What is expected –
In your copy, leave out the pictures; write out all the data exactly.

=-=-=

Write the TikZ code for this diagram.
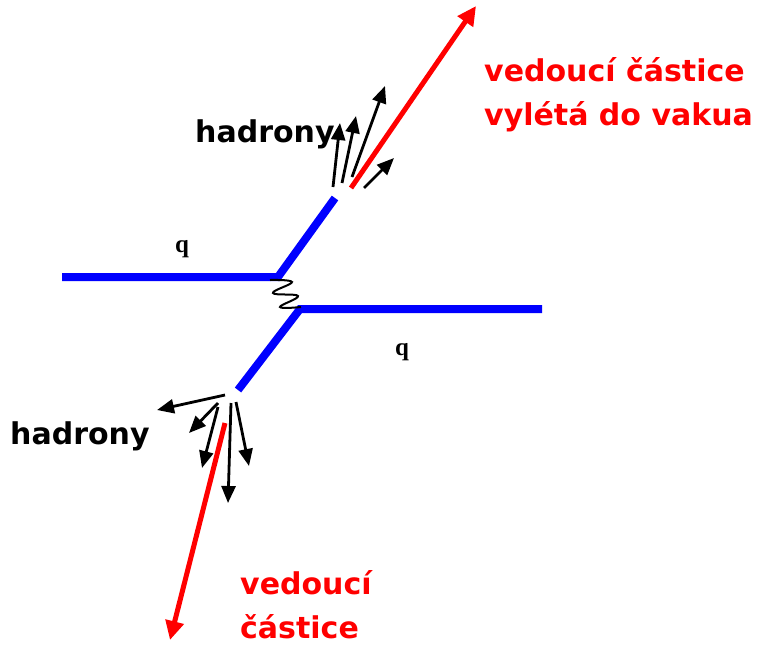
\documentclass[tikz,border=0pt]{standalone}
\usepackage{fontspec}
\setmainfont{DejaVu Sans}
\newfontfamily\qfont{Liberation Serif}
\usetikzlibrary{arrows.meta}

\begin{document}
\begin{tikzpicture}[x=1pt, y=-1pt, >={Triangle[length=17pt,width=14pt]},
  quark/.style={blue, line width=8pt},
  lead/.style={red, line width=5pt, ->, >={Triangle[length=19pt,width=18pt]}},
  hadron/.style={black, line width=2.8pt, ->},
  lbl/.style={font=\fontsize{30}{44}\selectfont\bfseries, inner sep=0pt, align=left, anchor=west},
  qlbl/.style={font=\qfont\fontsize{25}{25}\selectfont\bfseries, inner sep=0pt}]
  \useasboundingbox (0,0) rectangle (770,646);

  % quark lines
  \coordinate (qa1) at (62,277);
  \coordinate (qa2) at (278,277);
  \coordinate (qa3) at (335,198);
  \coordinate (qb1) at (542,309);
  \coordinate (qb2) at (300,309);
  \coordinate (qb3) at (238,390);
  \draw[quark] (qa1) -- (qa2) -- (qa3);
  \draw[quark] (qb1) -- (qb2) -- (qb3);

  % exchanged gluon
  \coordinate (ga) at (270,280);
  \coordinate (gb) at (301,307);
  \draw[black, line width=2pt] plot[smooth, tension=0.7] coordinates
    {(ga) (292,282) (273,293) (298,296) (280,307) (gb)};

  % leading particles
  \coordinate (la0) at (351,188);
  \coordinate (la1) at (476,6);
  \coordinate (lb0) at (225,423);
  \coordinate (lb1) at (170,640);
  \draw[lead] (la0) -- (la1);
  \draw[lead] (lb0) -- (lb1);

  % hadrons, upper jet
  \coordinate (ha1) at (333,187);
  \coordinate (ha2) at (342,183);
  \coordinate (ha3) at (352,177);
  \coordinate (ha4) at (364,188);
  \draw[hadron] (ha1) -- (340,123);
  \draw[hadron] (ha2) -- (356,116);
  \draw[hadron] (ha3) -- (385,86);
  \draw[hadron] (ha4) -- (394,158);

  % hadrons, lower jet
  \coordinate (hb1) at (225,395);
  \coordinate (hb2) at (218,403);
  \coordinate (hb3) at (218,407);
  \coordinate (hb4) at (231,403);
  \coordinate (hb5) at (236,402);
  \draw[hadron] (hb1) -- (157,410);
  \draw[hadron] (hb2) -- (189,433);
  \draw[hadron] (hb3) -- (202,468);
  \draw[hadron] (hb4) -- (228,503);
  \draw[hadron] (hb5) -- (249,466);

  % labels
  \node[qlbl] (qa) at (182,249) {q};
  \node[qlbl] (qb) at (402,352) {q};
  \node[lbl] (hadra) at (195,134) {hadrony};
  \node[lbl] (hadrb) at (10,436) {hadrony};
  \node[lbl, red] (vedouci) at (484,95) {vedoucí částice\\vylétá do vakua};
  \node[lbl, red] (vedoucib) at (240,605) {vedoucí\\částice};
\end{tikzpicture}
\end{document}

=-=-=

Solution to the exercise –
Write the TikZ code for this diagram.
\documentclass[tikz,border=0pt]{standalone}
\usepackage{fontspec}
\setmainfont{DejaVu Sans}
\newfontfamily\qfont{Liberation Serif}
\usetikzlibrary{arrows.meta}

\begin{document}
\begin{tikzpicture}[x=1pt, y=-1pt, >={Triangle[length=17pt,width=14pt]},
  quark/.style={blue, line width=8pt},
  lead/.style={red, line width=5pt, ->, >={Triangle[length=19pt,width=18pt]}},
  hadron/.style={black, line width=2.8pt, ->},
  lbl/.style={font=\fontsize{30}{44}\selectfont\bfseries, inner sep=0pt, align=left, anchor=west},
  qlbl/.style={font=\qfont\fontsize{25}{25}\selectfont\bfseries, inner sep=0pt}]
  \useasboundingbox (0,0) rectangle (770,646);

  % quark lines
  \coordinate (qa1) at (62,277);
  \coordinate (qa2) at (278,277);
  \coordinate (qa3) at (335,198);
  \coordinate (qb1) at (542,309);
  \coordinate (qb2) at (300,309);
  \coordinate (qb3) at (238,390);
  \draw[quark] (qa1) -- (qa2) -- (qa3);
  \draw[quark] (qb1) -- (qb2) -- (qb3);

  % exchanged gluon
  \coordinate (ga) at (270,280);
  \coordinate (gb) at (301,307);
  \draw[black, line width=2pt] plot[smooth, tension=0.7] coordinates
    {(ga) (292,282) (273,293) (298,296) (280,307) (gb)};

  % leading particles
  \coordinate (la0) at (351,188);
  \coordinate (la1) at (476,6);
  \coordinate (lb0) at (225,423);
  \coordinate (lb1) at (170,640);
  \draw[lead] (la0) -- (la1);
  \draw[lead] (lb0) -- (lb1);

  % hadrons, upper jet
  \coordinate (ha1) at (333,187);
  \coordinate (ha2) at (342,183);
  \coordinate (ha3) at (352,177);
  \coordinate (ha4) at (364,188);
  \draw[hadron] (ha1) -- (340,123);
  \draw[hadron] (ha2) -- (356,116);
  \draw[hadron] (ha3) -- (385,86);
  \draw[hadron] (ha4) -- (394,158);

  % hadrons, lower jet
  \coordinate (hb1) at (225,395);
  \coordinate (hb2) at (218,403);
  \coordinate (hb3) at (218,407);
  \coordinate (hb4) at (231,403);
  \coordinate (hb5) at (236,402);
  \draw[hadron] (hb1) -- (157,410);
  \draw[hadron] (hb2) -- (189,433);
  \draw[hadron] (hb3) -- (202,468);
  \draw[hadron] (hb4) -- (228,503);
  \draw[hadron] (hb5) -- (249,466);

  % labels
  \node[qlbl] (qa) at (182,249) {q};
  \node[qlbl] (qb) at (402,352) {q};
  \node[lbl] (hadra) at (195,134) {hadrony};
  \node[lbl] (hadrb) at (10,436) {hadrony};
  \node[lbl, red] (vedouci) at (484,95) {vedoucí částice\\vylétá do vakua};
  \node[lbl, red] (vedoucib) at (240,605) {vedoucí\\částice};
\end{tikzpicture}
\end{document}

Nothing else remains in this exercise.